Reproduce all of the data below without alteration; exclude every picture.
- - - - - - -
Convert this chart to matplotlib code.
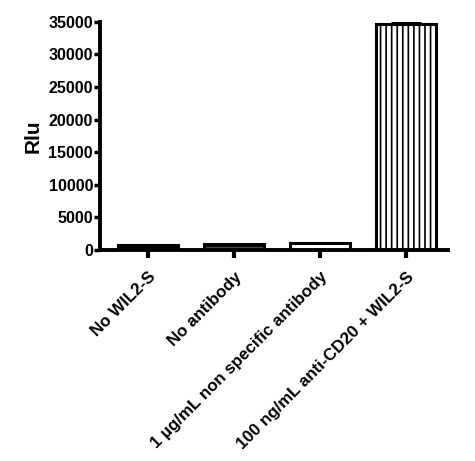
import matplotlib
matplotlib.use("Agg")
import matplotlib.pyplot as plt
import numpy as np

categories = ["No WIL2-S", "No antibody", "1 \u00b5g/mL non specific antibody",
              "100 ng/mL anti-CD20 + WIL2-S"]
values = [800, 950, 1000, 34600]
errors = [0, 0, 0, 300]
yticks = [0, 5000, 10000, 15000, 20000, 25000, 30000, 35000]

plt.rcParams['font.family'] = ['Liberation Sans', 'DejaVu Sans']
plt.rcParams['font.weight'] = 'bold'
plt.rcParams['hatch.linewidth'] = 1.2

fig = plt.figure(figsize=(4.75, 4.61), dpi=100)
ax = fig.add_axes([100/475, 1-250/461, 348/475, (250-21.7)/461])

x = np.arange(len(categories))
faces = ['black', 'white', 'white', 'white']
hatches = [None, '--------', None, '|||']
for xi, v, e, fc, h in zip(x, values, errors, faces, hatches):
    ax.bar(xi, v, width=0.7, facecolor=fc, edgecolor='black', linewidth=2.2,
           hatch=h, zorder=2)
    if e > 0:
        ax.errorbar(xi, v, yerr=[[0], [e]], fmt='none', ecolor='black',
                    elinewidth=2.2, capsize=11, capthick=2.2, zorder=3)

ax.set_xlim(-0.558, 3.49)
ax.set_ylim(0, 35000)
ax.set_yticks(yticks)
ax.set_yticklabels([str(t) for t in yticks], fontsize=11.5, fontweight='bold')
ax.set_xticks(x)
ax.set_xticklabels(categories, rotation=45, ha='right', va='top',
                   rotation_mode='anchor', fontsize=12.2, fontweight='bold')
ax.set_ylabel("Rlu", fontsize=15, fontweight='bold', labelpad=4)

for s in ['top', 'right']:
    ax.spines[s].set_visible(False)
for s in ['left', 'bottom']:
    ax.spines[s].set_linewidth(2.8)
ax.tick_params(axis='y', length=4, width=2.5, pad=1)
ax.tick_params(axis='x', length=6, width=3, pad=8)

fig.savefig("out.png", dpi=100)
- - - - - - -
■ **Solution for this exercise**:
Convert this chart to matplotlib code.
import matplotlib
matplotlib.use("Agg")
import matplotlib.pyplot as plt
import numpy as np

categories = ["No WIL2-S", "No antibody", "1 \u00b5g/mL non specific antibody",
              "100 ng/mL anti-CD20 + WIL2-S"]
values = [800, 950, 1000, 34600]
errors = [0, 0, 0, 300]
yticks = [0, 5000, 10000, 15000, 20000, 25000, 30000, 35000]

plt.rcParams['font.family'] = ['Liberation Sans', 'DejaVu Sans']
plt.rcParams['font.weight'] = 'bold'
plt.rcParams['hatch.linewidth'] = 1.2

fig = plt.figure(figsize=(4.75, 4.61), dpi=100)
ax = fig.add_axes([100/475, 1-250/461, 348/475, (250-21.7)/461])

x = np.arange(len(categories))
faces = ['black', 'white', 'white', 'white']
hatches = [None, '--------', None, '|||']
for xi, v, e, fc, h in zip(x, values, errors, faces, hatches):
    ax.bar(xi, v, width=0.7, facecolor=fc, edgecolor='black', linewidth=2.2,
           hatch=h, zorder=2)
    if e > 0:
        ax.errorbar(xi, v, yerr=[[0], [e]], fmt='none', ecolor='black',
                    elinewidth=2.2, capsize=11, capthick=2.2, zorder=3)

ax.set_xlim(-0.558, 3.49)
ax.set_ylim(0, 35000)
ax.set_yticks(yticks)
ax.set_yticklabels([str(t) for t in yticks], fontsize=11.5, fontweight='bold')
ax.set_xticks(x)
ax.set_xticklabels(categories, rotation=45, ha='right', va='top',
                   rotation_mode='anchor', fontsize=12.2, fontweight='bold')
ax.set_ylabel("Rlu", fontsize=15, fontweight='bold', labelpad=4)

for s in ['top', 'right']:
    ax.spines[s].set_visible(False)
for s in ['left', 'bottom']:
    ax.spines[s].set_linewidth(2.8)
ax.tick_params(axis='y', length=4, width=2.5, pad=1)
ax.tick_params(axis='x', length=6, width=3, pad=8)

fig.savefig("out.png", dpi=100)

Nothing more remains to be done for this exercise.